In 1995, we elected our first Democratic town board member since I'd moved here. In 1999, she won again by running both as a Democrat and on the Livable Dryden line. She was lonely, though, and by 2003, Republicans held the entire town board and supervisor position.

Then things started to change. As Simon St. Laurent pointed out on Living in Dryden, suddenly in 2007, 9 out of 11 districts proved more willing to vote Democratic than in 2003 or 2005. For the first time in living memory, the board tilted 3-2 Democratic (although one candidate was an independent running on the Democratic line). By 2011, the distance between Democrats and opponents was substantial. Even in districts where more Republicans voted, Democrats won.

A number of things happened to cause this change: Demographics shifted slightly. Anti-fracking sentiments crossed party lines. And locally, Tea Party Republicans started to scare the bejeezus out of old-time Republicans, to the extent that we Democrats started to hear complaints from the opposition about their committee leadership.

Now we find ourselves in a presidential race where Republicans favor Donald Trump, believing that "he's one of us." To most Dryden Republicans, that's just crazy talk. When you look at "What's Important" on the Tompkins County Republican website, you find that it's "suing the president." I doubt that for the majority of Dryden Republicans, suing the president ranks anywhere near their Top Ten of Important Things. The Republicans of Dryden are not the Republicans of talk radio.

The upshot is that we have no Republican candidates in Dryden this year, save for the Town Clerk. There is a slate of candidates running on the Independence line, which is frequently used locally as a second line for Republicans (and in the case of our sheriff, for Democrats). The candidate for town justice, a 20-year incumbent, turned down the Republican nomination, changed his registration to independent/blank, and is running on the Democratic line. The last time I checked the Dryden Republican website, it had been hacked by "a Muslim."

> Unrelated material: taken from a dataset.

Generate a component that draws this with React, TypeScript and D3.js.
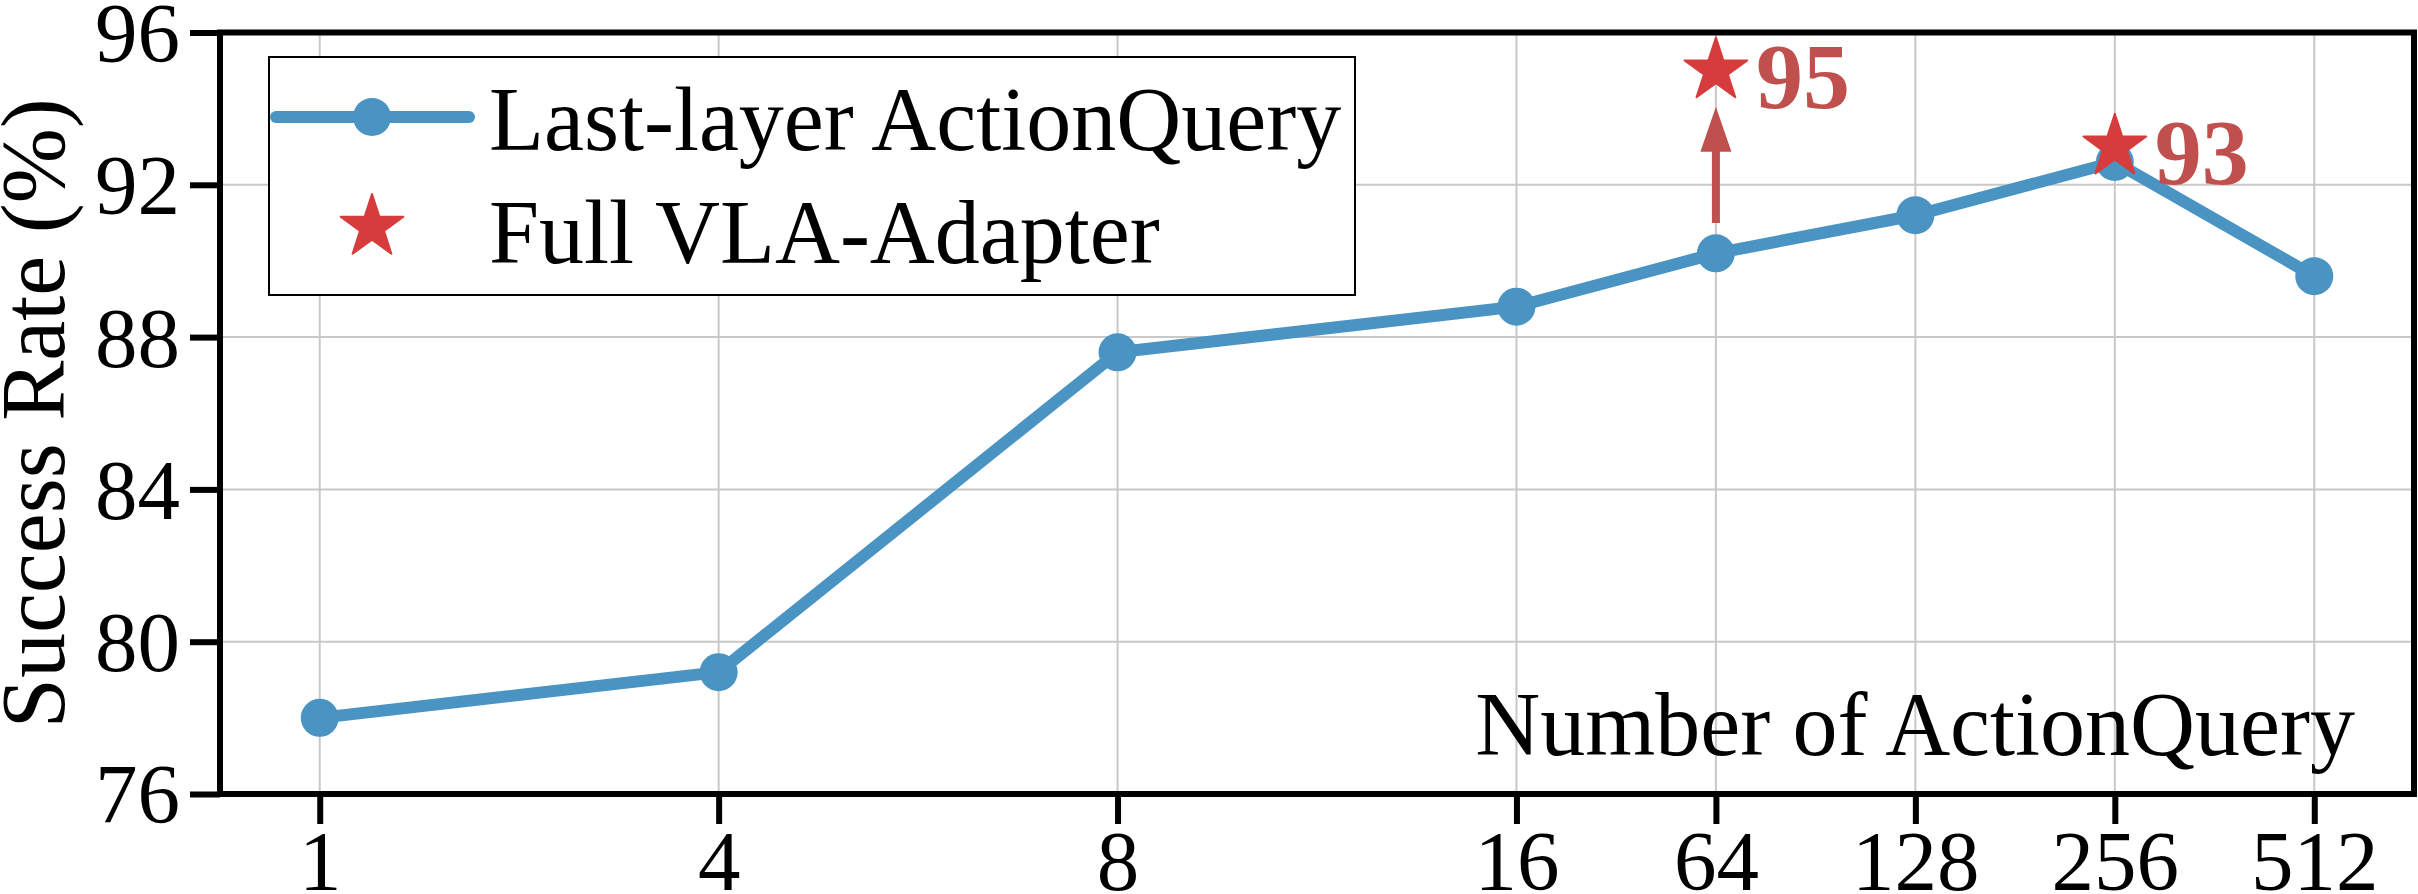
// App.tsx
import React, { useEffect, useRef } from 'react';
import * as d3 from 'd3';

// Chart data
const queryCounts = ['1', '4', '8', '16', '64', '128', '256', '512'];
const xSlots = [0, 2, 4, 6, 7, 8, 9, 10]; // uneven spacing of the categories on the x axis
const successRates = [78.0, 79.2, 87.6, 88.8, 90.2, 91.2, 92.6, 89.6];

const fullSlots = [7, 9];
const fullRates = [95, 93];
const fullLabels = ['95', '93'];

// arrow from the 64-query point up to the full-adapter star
const arrowSlot = 7;
const arrowFrom = 91.0;
const arrowTo = 94.05;

const yTicks = [76, 80, 84, 88, 92, 96];

const lineLabel = 'Last-layer ActionQuery';
const starLabel = 'Full VLA-Adapter';

const WIDTH = 2418;
const HEIGHT = 894;
const FONT = '"Liberation Serif", "Times New Roman", serif';
const BLUE = '#4a94c3';
const STAR_RED = '#d73c3c';
const LABEL_RED = '#c0504d';

const App = () => {
  const svgRef = useRef<SVGSVGElement>(null);

  useEffect(() => {
    document.body.style.margin = '0';
    if (!svgRef.current) return;

    const margin = { top: 32.5, right: 4, bottom: 100, left: 220 };
    const innerW = WIDTH - margin.left - margin.right;
    const innerH = HEIGHT - margin.top - margin.bottom;

    const svg = d3.select(svgRef.current);
    svg.selectAll('*').remove();

    const g = svg.append('g').attr('transform', `translate(${margin.left},${margin.top})`);

    const x = d3.scaleLinear().domain([-0.5, 10.5]).range([0, innerW]);
    const y = d3.scaleLinear().domain([76, 96]).range([innerH, 0]);

    // Grid
    g.append('g')
      .selectAll('line')
      .data(yTicks)
      .join('line')
      .attr('x1', 0)
      .attr('x2', innerW)
      .attr('y1', d => y(d))
      .attr('y2', d => y(d))
      .attr('stroke', '#c8c8c8')
      .attr('stroke-width', 2);
    g.append('g')
      .selectAll('line')
      .data(xSlots)
      .join('line')
      .attr('x1', d => x(d))
      .attr('x2', d => x(d))
      .attr('y1', 0)
      .attr('y2', innerH)
      .attr('stroke', '#c8c8c8')
      .attr('stroke-width', 2);

    // Axes
    const xAxis = g.append('g')
      .attr('transform', `translate(0,${innerH})`)
      .call(
        d3.axisBottom(x)
          .tickValues(xSlots)
          .tickFormat((_, i) => queryCounts[i])
          .tickSize(30)
          .tickPadding(10)
      );
    const yAxis = g.append('g')
      .call(d3.axisLeft(y).tickValues(yTicks).tickSize(30).tickPadding(10));

    [xAxis, yAxis].forEach(ax => {
      ax.select('.domain').remove();
      ax.selectAll('.tick line').attr('stroke', '#000').attr('stroke-width', 6);
      ax.selectAll('.tick text')
        .attr('fill', '#000')
        .style('font-family', FONT)
        .style('font-size', '85px');
    });
    xAxis.selectAll('.tick text').attr('dy', '0.66em');
    yAxis.selectAll('.tick text').attr('dy', '0.34em');

    // Frame
    g.append('rect')
      .attr('x', 0)
      .attr('y', 0)
      .attr('width', innerW)
      .attr('height', innerH)
      .attr('fill', 'none')
      .attr('stroke', '#000')
      .attr('stroke-width', 6);

    // Line series
    const line = d3.line<number>()
      .x((_, i) => x(xSlots[i]))
      .y(d => y(d));
    g.append('path')
      .datum(successRates)
      .attr('d', line)
      .attr('fill', 'none')
      .attr('stroke', BLUE)
      .attr('stroke-width', 12)
      .attr('stroke-linejoin', 'round');
    g.append('g')
      .selectAll('circle')
      .data(successRates)
      .join('circle')
      .attr('cx', (_, i) => x(xSlots[i]))
      .attr('cy', d => y(d))
      .attr('r', 19)
      .attr('fill', BLUE);

    // Arrow annotation
    const ax0 = x(arrowSlot);
    const yTail = y(arrowFrom);
    const yTip = y(arrowTo);
    const headLen = 45;
    const arrowPath = d3.path();
    arrowPath.moveTo(ax0 - 4, yTail);
    arrowPath.lineTo(ax0 - 4, yTip + headLen);
    arrowPath.lineTo(ax0 - 15.5, yTip + headLen);
    arrowPath.lineTo(ax0, yTip);
    arrowPath.lineTo(ax0 + 15.5, yTip + headLen);
    arrowPath.lineTo(ax0 + 4, yTip + headLen);
    arrowPath.lineTo(ax0 + 4, yTail);
    arrowPath.closePath();
    g.append('path').attr('d', arrowPath.toString()).attr('fill', LABEL_RED);

    // Stars
    const star = d3.symbol().type(d3.symbolStar).size(1222);
    g.append('g')
      .selectAll('path')
      .data(fullRates)
      .join('path')
      .attr('d', star)
      .attr('transform', (d, i) => `translate(${x(fullSlots[i])},${y(d)})`)
      .attr('fill', STAR_RED)
      .attr('stroke', STAR_RED)
      .attr('stroke-width', 2)
      .attr('stroke-linejoin', 'round');
    g.append('g')
      .selectAll('text')
      .data(fullRates)
      .join('text')
      .attr('x', (_, i) => x(fullSlots[i]) + 40)
      .attr('y', d => y(d) + 37)
      .attr('fill', LABEL_RED)
      .style('font-family', FONT)
      .style('font-weight', 'bold')
      .style('font-size', '94px')
      .text((_, i) => fullLabels[i]);

    // x-axis title inside the plot
    g.append('text')
      .attr('x', innerW - 59)
      .attr('y', innerH - 39)
      .attr('text-anchor', 'end')
      .style('font-family', FONT)
      .style('font-size', '90px')
      .text('Number of ActionQuery');

    // y-axis title
    svg.append('text')
      .attr('transform', `translate(64,${margin.top + innerH / 2}) rotate(-90)`)
      .attr('text-anchor', 'middle')
      .style('font-family', FONT)
      .style('font-size', '90px')
      .text('Success Rate (%)');

    // Legend
    const legend = svg.append('g').attr('transform', 'translate(269,57)');
    legend.append('rect')
      .attr('width', 1086)
      .attr('height', 238)
      .attr('fill', '#fff')
      .attr('stroke', '#000')
      .attr('stroke-width', 2);
    legend.append('line')
      .attr('x1', 7)
      .attr('x2', 200)
      .attr('y1', 60)
      .attr('y2', 60)
      .attr('stroke', BLUE)
      .attr('stroke-width', 12)
      .attr('stroke-linecap', 'round');
    legend.append('circle').attr('cx', 103).attr('cy', 60).attr('r', 19).attr('fill', BLUE);
    legend.append('path')
      .attr('d', star)
      .attr('transform', 'translate(103,170)')
      .attr('fill', STAR_RED)
      .attr('stroke', STAR_RED)
      .attr('stroke-width', 2)
      .attr('stroke-linejoin', 'round');
    legend.selectAll('text.label')
      .data([lineLabel, starLabel])
      .join('text')
      .attr('class', 'label')
      .attr('x', 220)
      .attr('y', (_, i) => 93 + i * 113)
      .style('font-family', FONT)
      .style('font-size', '90px')
      .text(d => d);
  }, []);

  return (
    <svg
      ref={svgRef}
      width={WIDTH}
      height={HEIGHT}
      style={{ display: 'block', background: '#fff' }}
    />
  );
};

export default App;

I'm not going to pretend that I see Dryden as representing the nation at large. It's just one little corner, where some people feel that their Party has left them, and some of those people are choosing to return the favor. The Democrats have a strong ticket in Dryden this year. The Independence Party (which has a kooky left-wing platform in NYS, by the way—I wonder how many people running on that line have read it) has a fairly strong ticket, too. My guess is that the two slates will talk local issues and find that there's more common ground than they might expect. They won't be talking about the Pledge of Allegiance, or suing the president, or who's a better Christian, or any of the pseudo-issues that got in the way of sensible discourse a few years ago. Sic transit stultitia mundi. Or if not mundi, at least here on the local scene.